If you consistently feel like you need to eat a lot after your workouts, you may be under-eating the rest of the day. If you're not adequately fueled prior to your workouts, your performance will likely suffer and you'll be craving extra calories once you're done. Eat a healthy meal or snack (that's accounted for in your eating plan) prior to your workout and see if that reduces your post-workout hunger.

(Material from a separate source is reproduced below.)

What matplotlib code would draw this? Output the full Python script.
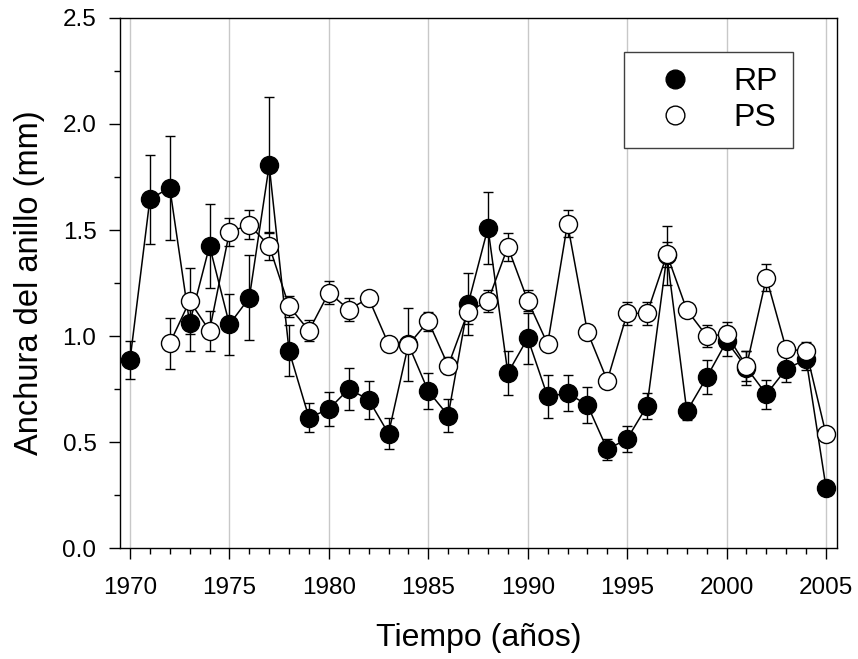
import matplotlib
matplotlib.use("Agg")
import matplotlib.pyplot as plt
from matplotlib.lines import Line2D
from matplotlib.ticker import MultipleLocator

plt.rcParams["font.family"] = ["Liberation Sans", "DejaVu Sans"]

# Anchura media del anillo por año (mm) y su error
years_rp = list(range(1970, 2006))
rp = [0.885, 1.645, 1.70, 1.06, 1.425, 1.055, 1.18, 1.805, 0.93, 0.615,
      0.655, 0.75, 0.70, 0.54, 0.96, 0.74, 0.625, 1.15, 1.51, 0.825,
      0.99, 0.715, 0.73, 0.675, 0.465, 0.515, 0.67, 1.38, 0.645, 0.805,
      0.975, 0.85, 0.725, 0.845, 0.89, 0.285]
rp_err = [0.09, 0.21, 0.245, 0.13, 0.2, 0.145, 0.2, 0.32, 0.12, 0.07,
          0.08, 0.1, 0.09, 0.075, 0.17, 0.085, 0.08, 0.145, 0.17, 0.105,
          0.12, 0.1, 0.085, 0.085, 0.05, 0.06, 0.063, 0.14, 0.04, 0.08,
          0.07, 0.08, 0.067, 0.06, 0.05, 0.0]

years_ps = list(range(1972, 2006))
ps = [0.965, 1.165, 1.025, 1.49, 1.525, 1.425, 1.14, 1.025, 1.205, 1.125,
      1.178, 0.962, 0.958, 1.07, 0.86, 1.115, 1.165, 1.42, 1.167, 0.962,
      1.53, 1.02, 0.79, 1.107, 1.107, 1.385, 1.123, 1.0, 1.008, 0.858,
      1.275, 0.937, 0.93, 0.536]
ps_err = [0.12, 0.155, 0.095, 0.065, 0.068, 0.065, 0.05, 0.05, 0.053, 0.053,
          0.035, 0.03, 0.03, 0.045, 0.04, 0.06, 0.05, 0.065, 0.05, 0.03,
          0.065, 0.03, 0.03, 0.053, 0.055, 0.06, 0.03, 0.05, 0.06, 0.07,
          0.065, 0.03, 0.04, 0.0]

fig = plt.figure(figsize=(8.58, 6.59), dpi=100)
ax = fig.add_axes([0.1399, 0.1684, 0.8356, 0.8043])

common = dict(color="black", lw=1.1, ms=13, mec="black", mew=1.0,
              ecolor="black", elinewidth=1.0, capsize=3.6, capthick=1.0)
ax.errorbar(years_rp, rp, yerr=rp_err, fmt="-o", mfc="black", zorder=3, **common)
ax.errorbar(years_ps, ps, yerr=ps_err, fmt="-o", mfc="white", zorder=4, **common)

ax.set_xlim(1969.5, 2005.55)
ax.set_ylim(0, 2.5)
ax.xaxis.set_major_locator(MultipleLocator(5))
ax.xaxis.set_minor_locator(MultipleLocator(1))
ax.yaxis.set_major_locator(MultipleLocator(0.5))
ax.yaxis.set_minor_locator(MultipleLocator(0.25))
ax.yaxis.set_major_formatter(plt.FuncFormatter(lambda v, _: f"{v:.1f}"))
ax.tick_params(which="major", direction="out", length=8, width=1, labelsize=17.5)
ax.tick_params(axis="x", which="major", pad=13)
ax.tick_params(axis="y", which="major", pad=9)
ax.tick_params(which="minor", direction="out", length=4.3, width=1)
ax.grid(axis="x", which="major", color="#c8c8c8", lw=1, zorder=0)
ax.set_axisbelow(True)
for sp in ax.spines.values():
    sp.set_linewidth(1.0)

ax.set_xlabel("Tiempo (años)", fontsize=23)
ax.set_ylabel("Anchura del anillo (mm)", fontsize=23.5)
# posiciones fijas de las líneas base (px de la figura de referencia)
ax.xaxis.label.set_va("baseline")
ax.xaxis.set_label_coords(0.5, (548 - 646) / 530)
ax.yaxis.label.set_va("baseline")
ax.yaxis.set_label_coords((38 - 120) / 717, 0.5)

handles = [
    Line2D([], [], ls="none", marker="o", ms=13.5, mfc="black", mec="black"),
    Line2D([], [], ls="none", marker="o", ms=13.5, mfc="white", mec="black"),
]
leg = ax.legend(handles, ["RP", "PS"], loc="upper right",
                bbox_to_anchor=(0.9386, 0.9358), borderaxespad=0,
                fontsize=23, fancybox=False, framealpha=1,
                edgecolor="#404040", handlelength=2.26, handletextpad=0.69,
                borderpad=0.47, labelspacing=0.2)
leg.get_frame().set_linewidth(1.0)

fig.savefig("out.png", dpi=100)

7. Break the eating habit.

If you come home from the gym and eat the same high-calorie snack every time, you will likely fall into a routine of pairing that snack with the completion of a workout – whether you're hungry or not. If weight loss or weight maintenance is among your goals, then it's essential to eat mindfully, especially in those moments when doing so is most difficult.

8. Enjoy your workouts.

If you're not enjoying your exercise experience, you may be more likely to want some kind of "reward" – like an unhealthy snack – for completing it. On the other hand, if you love a particular group fitness class, strength-training routine or recreational sport, participation can become its own reward. Of course, not everyone will ever reach the point of "enjoying" their workouts, but some may find that walking in the park on their lunch breaks may be more inherently pleasurable than spending a half-hour on the treadmill at the gym. And remember: Exercise doesn't need to be structured to be effective. The key is to get moving in whatever way makes you happiest.